18 May 2012

Day Research Faux Pas


Day Research Faux Pas

compiled by Teresa Martin Klaiber May 2012

 

The past several years I have been dusting off many years of research and have been carefully scanning and double checking documentation. Amazing what a good review will uncover.

Scanning my Day research I realize I was one of the contacts James Edward Day made shortly before his death.  He had written Descendants of Christopher Day of Bucks County, Pennsylvania in 1959.  His 1994 letters state that he now knew the parents of Christopher were Christopher Day and Elizabeth Gowland from Eston, Yorkshire.

It was not long until I was able to find what I always term a “red flag” in research.  Many of the web sites that are floating state that Christopher Day of Bucks County was baptized  22 March 1689.  My own website has not been updated and is in ERROR.   [Not only did I key in the baptism as 22 March 1689 using secondary material but I also put that he was possibly born in the Province of Pennsylvania.   I must have been sipping wine at the time!]  

The Yorkshire records are now readily available.  But apparently no one has looked at them closely or chose to ignore the burial records.  The Eston Parish records were transcribed by the Yorkshire Archaeological Society & Yorkshire Parish Register Society and I did plow through the transcriptions .

J. Edward Day was correct that a Christopher Day married Elizabeth Gowland  30 January 1677 [Eston Register page 36].  It is followed by the baptism of a daughter 26 August 1677.  Three more daughters were baptized between 1678-1687.  Then on 22 March 1690 Christopher son of Christopher was baptized at Easton [page 46]. It was followed almost immediately with “Christopher Day son of Christopher Day Bur ye 8 Day July” 1690 [page 46].

The following year Christopher and Elizabeth Gowland Day have another daughter Elizabeth baptized and recorded.  The elder Day’s both died within a month of each other at Eston in 1721.

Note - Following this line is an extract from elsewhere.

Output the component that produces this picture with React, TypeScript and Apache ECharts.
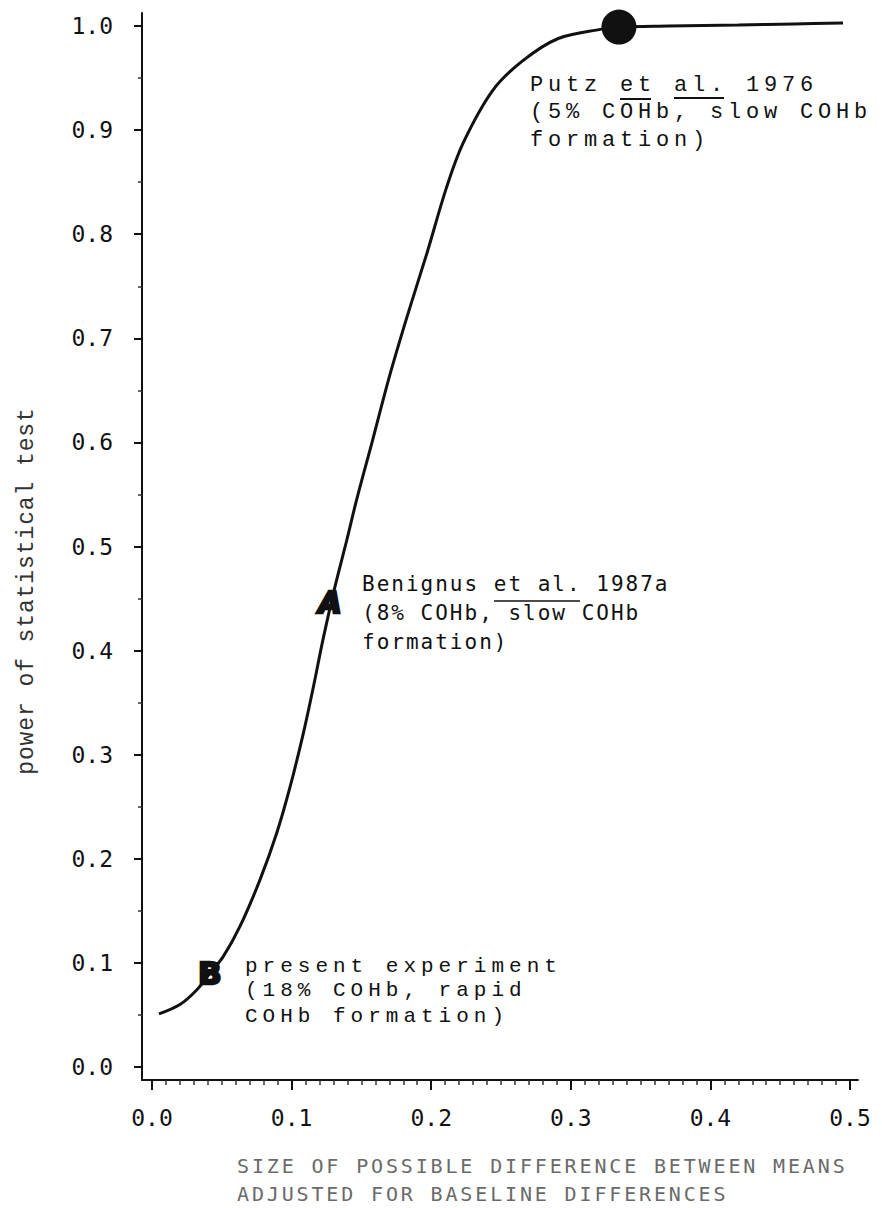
import React, { useEffect, useRef } from "react";
import * as echarts from "echarts";

// ---- data ----
const curveX = [0.005, 0.02, 0.032, 0.0415, 0.051, 0.063, 0.0774, 0.0893, 0.0989, 0.1084, 0.1156, 0.1227, 0.131, 0.1395, 0.1466, 0.158, 0.17, 0.183, 0.197, 0.211, 0.223, 0.244, 0.265, 0.291, 0.322, 0.3345, 0.37, 0.42, 0.46, 0.495];
const curveY = [0.051, 0.06, 0.074, 0.09, 0.106, 0.135, 0.18, 0.2245, 0.269, 0.3205, 0.365, 0.412, 0.461, 0.506, 0.545, 0.602, 0.663, 0.722, 0.782, 0.845, 0.888, 0.938, 0.966, 0.988, 0.997, 0.999, 1.0, 1.001, 1.002, 1.003];

const studyMarks = ["B", "A", "C"];
const studyX = [0.0415, 0.1275, 0.3345];
const studyY = [0.09, 0.446, 0.999];

const xTicks = [0, 0.1, 0.2, 0.3, 0.4, 0.5];
const yTicks = [0, 0.1, 0.2, 0.3, 0.4, 0.5, 0.6, 0.7, 0.8, 0.9, 1.0];
const yMinorTicks = [0.05, 0.15, 0.25, 0.35, 0.45, 0.55, 0.65, 0.75, 0.85, 0.95];
const xMinorTicks: number[] = [];
for (let i = 1; i < 50; i++) if (i % 10 !== 0) xMinorTicks.push(i / 100);

const putzLines = ["Putz et al. 1976", "(5% COHb, slow COHb", "formation)"];
const benignusLines = ["Benignus et al. 1987a", "(8% COHb, slow COHb", "formation)"];
const presentLines = ["present experiment", "(18% COHb, rapid", "COHb formation)"];
const xTitleLines = ["SIZE OF POSSIBLE DIFFERENCE BETWEEN MEANS", "ADJUSTED FOR BASELINE DIFFERENCES"];
const yTitle = "power of statistical test";

// axis extents chosen so the axis lines sit where the reference draws them
const X_MIN = -0.00716;
const X_MAX = 0.50573;
const Y_MIN = -0.01249;
const Y_MAX = 1.01249;

const INK = "#111";

export default function App() {
  const ref = useRef<HTMLDivElement>(null);

  useEffect(() => {
    if (!ref.current) return;
    const el = ref.current;
    const chart = echarts.init(el, undefined, { renderer: "svg" });

    const lineTexts = (lines: string[], x: number, ys: number[], family: string, size: number, color = INK) =>
      lines.map((t, i) => ({
        type: "text",
        x,
        y: ys[i],
        style: { text: t, fill: color, font: `${size}px "${family}"`, textAlign: "left", textVerticalAlign: "middle" },
      }));

    const fmt = (v: number) => v.toFixed(1);

    const markLabel = (i: number) => {
      if (i === 0)
        return { show: true, position: "inside", formatter: studyMarks[0], fontFamily: "DejaVu Sans", fontWeight: 900, fontSize: 31, color: INK, textBorderColor: INK, textBorderWidth: 2.5, opacity: 1 };
      if (i === 1)
        return { show: true, position: "inside", formatter: studyMarks[1], fontFamily: "DejaVu Sans", fontWeight: 900, fontStyle: "italic", fontSize: 30, color: INK, textBorderColor: INK, textBorderWidth: 2.5, opacity: 1 };
      return { show: false };
    };

    const option: any = {
      animation: false,
      backgroundColor: "#fff",
      grid: { left: 142, right: 24, top: 13, bottom: 128, containLabel: false },
      xAxis: [
        {
          type: "value", position: "bottom", min: X_MIN, max: X_MAX,
          axisLine: { show: true, onZero: false, lineStyle: { color: INK, width: 2 } },
          axisTick: { show: true, customValues: xTicks, length: 10, lineStyle: { color: INK, width: 2 } },
          axisLabel: { customValues: xTicks, formatter: fmt, margin: 26, fontFamily: "DejaVu Sans Mono", fontSize: 23, color: INK },
          splitLine: { show: false },
        },
        {
          type: "value", position: "bottom", min: X_MIN, max: X_MAX,
          axisLine: { show: false, onZero: false },
          axisTick: { show: true, customValues: xMinorTicks, length: 5, lineStyle: { color: "#333", width: 1.5 } },
          axisLabel: { show: false },
          splitLine: { show: false },
        },
      ],
      yAxis: [
        {
          type: "value", position: "left", min: Y_MIN, max: Y_MAX,
          axisLine: { show: true, onZero: false, lineStyle: { color: INK, width: 2 } },
          axisTick: { show: true, customValues: yTicks, length: 8, lineStyle: { color: INK, width: 2 } },
          axisLabel: { customValues: yTicks, formatter: fmt, margin: 29, fontFamily: "DejaVu Sans Mono", fontSize: 23, color: INK },
          splitLine: { show: false },
        },
        {
          type: "value", position: "left", min: Y_MIN, max: Y_MAX,
          axisLine: { show: false, onZero: false },
          axisTick: { show: true, customValues: yMinorTicks, length: 4, lineStyle: { color: "#333", width: 1.5 } },
          axisLabel: { show: false },
          splitLine: { show: false },
        },
      ],
      series: [
        {
          type: "line",
          xAxisIndex: 0, yAxisIndex: 0,
          data: curveX.map((x, i) => [x, curveY[i]]),
          showSymbol: false,
          smooth: 0.35,
          lineStyle: { color: INK, width: 3 },
          silent: true,
        },
        {
          type: "scatter",
          xAxisIndex: 0, yAxisIndex: 0,
          data: studyX.map((x, i) => ({
            value: [x, studyY[i]],
            symbol: "circle",
            symbolSize: i === 2 ? 35 : 0,
            itemStyle: { color: INK, opacity: 1 },
            label: markLabel(i),
          })),
          itemStyle: { opacity: 1 },
          silent: true,
          z: 5,
        },
      ],
      graphic: [
        ...lineTexts(putzLines, 530, [85, 112, 140], "Liberation Mono", 22),
        ...lineTexts(benignusLines, 362, [584, 613, 642], "DejaVu Sans Mono", 21),
        ...lineTexts(presentLines, 245, [966, 990, 1016], "Liberation Mono", 21),
        ...lineTexts(xTitleLines, 237, [1166, 1194], "DejaVu Sans Mono", 20, "#6a6a6a"),
        {
          type: "text", x: 27, y: 591, rotation: Math.PI / 2,
          style: { text: yTitle, fill: "#333", font: `23px "Liberation Mono"`, textAlign: "center", textVerticalAlign: "middle" },
        },
        // underlines under "et al." in the citations
        { type: "line", shape: { x1: 620, y1: 99, x2: 651, y2: 99 }, style: { stroke: INK, lineWidth: 2 } },
        { type: "line", shape: { x1: 674, y1: 98, x2: 724, y2: 98 }, style: { stroke: INK, lineWidth: 2 } },
        { type: "line", shape: { x1: 494, y1: 601, x2: 580, y2: 601 }, style: { stroke: INK, lineWidth: 1.5 } },
      ],
    };

    chart.setOption(option);

    // typewriter-like letter spacing on the annotation texts
    const applySpacing = () => {
      el.querySelectorAll("text").forEach((t) => {
        const cs = getComputedStyle(t as Element);
        const size = Math.round(parseFloat(cs.fontSize));
        const fam = cs.fontFamily || "";
        let sp = 0;
        if (fam.includes("Liberation Mono")) {
          if (size === 22) sp = 4.8;
          else if (size === 21) sp = 5.0;
          else if (size === 23) sp = 0.9;
        } else if (fam.includes("DejaVu Sans Mono")) {
          if (size === 21) sp = 2.0;
          else if (size === 20) sp = 2.85;
        }
        if (sp) (t as SVGTextElement).style.letterSpacing = `${sp}px`;
      });
    };
    applySpacing();
    chart.on("finished", applySpacing);
    const timer = setTimeout(applySpacing, 50);

    return () => {
      clearTimeout(timer);
      chart.dispose();
    };
  }, []);

  return (
    <div
      ref={ref}
      style={{ position: "absolute", left: 0, top: 0, width: 882, height: 1208, background: "#fff" }}
    />
  );
}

They may have had another son after the death of Christopher in 1690. It was common to name a child after a deceased infant.   It is doubtful there was yet another Christopher with son Christopher during this time when the records for this parish are reviewed carefully.  

There are  other red flags.  Our ancestor, Christopher Day resided in Bucks County, Pennsylvania.

The first recorded land purchase  mentioned for a Christopher Day occurred  in 1689 in the Province of Pennsylvania within what is Bucks County.  The purchase was from Arthur Cooke for a portion of a 2000 acre survey.  1689 places all of the issues cited at Eston in England as infants.  

The History of Bucks County, Pennsylvania mentions an Arthur Day and Richard Day as landowners in Plumstead, Bucks County that J. Edward Day never connected to the family  and warrants further research.

The Christopher Day of this topic is said to have married wife Martha 4 November 1714 and then baptized two days later at Pennypack Baptist Church in northeastern Philadelphia. The church was first known as Lower Dublin Church. Portions of the church wanted Saturday as the Sabbath when Keithians [dissident Friends   sometimes called Christian Quakers] merged with Lower Dublin.  J. Edward Day commented in correspondence that Christopher was a witness to a Quaker wedding in 1722.

Using a mathematical assumption [the word we never want to use in genealogy] that places Christopher of Bucks County just coming of age at his marriage in 1714 – his birth could be about 1693.  Even this presents a problem.  According to The History of Bucks County Thomas Dungan sold 50 acres to our Christopher Day in 1708.  This is about one mile above Cross Keys where Christopher Day is buried.  Dungan was the minister at Pennypack Church.   Using the same mathematical assumption had he just become of age in 1708 he would be born about 1687.   This makes linking Christopher who dies in Bucks County, Pennsylvania in 1748 even less likely to be the son of the Day family cited in the Eston records above.

No one, to date, has been able to pinpoint Christopher Day's age when he made his will in Bucks County in 1748 [WBK 2 p 141].  If he died age 80 he would have been born about 1668. this places him as an older gentleman when he married at Pennypack.  He and Martha had six children including Nathaniel [my line] and Christopher Jr. born about 1723.

This is not the first time that erroneous material has been regenerated.  It is not the first time I have made an error.  When one makes a faux pas it is just best to get it out there and hope that this will also "regenerate" so that the questions can be answered.